1. Ask Why They Turned You Down
It's frustrating and demoralizing, to say the least, after a lender turns down your loan application. Many lenders don't give you the reason for the loan rejection. You're left to figure it out for yourself. With many factors going into a loan application, you'll have a hard time trying to narrow it down to a specific reason. That's why the Equal Credit Opportunity Act requires that all lenders provide their customers with reasons why they turned down your personal loan application.

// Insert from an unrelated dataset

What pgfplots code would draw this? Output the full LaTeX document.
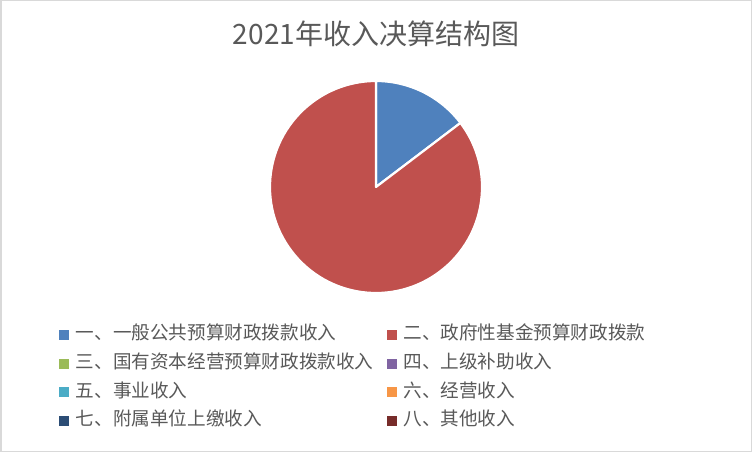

Some of the reasons that may deny you a loan approval include a poor credit score, lack of collateral, insufficient or lack of income to make the monthly installments.
2. Repair Your Credit
If one of the reasons for your loan rejection is poor credit, repairing your credit is the next step. This is possible by making on-time payments on all outstanding debts. Also, make sure you maintain a low credit balance, but that's not all:
● Weed out errors in your credit report: Did you know that at least 25% of consumers have incorrect entries on their reports that were not of their making? Now you know. Therefore, don't leave anything to chance. Make sure you analyze your report to weed them out.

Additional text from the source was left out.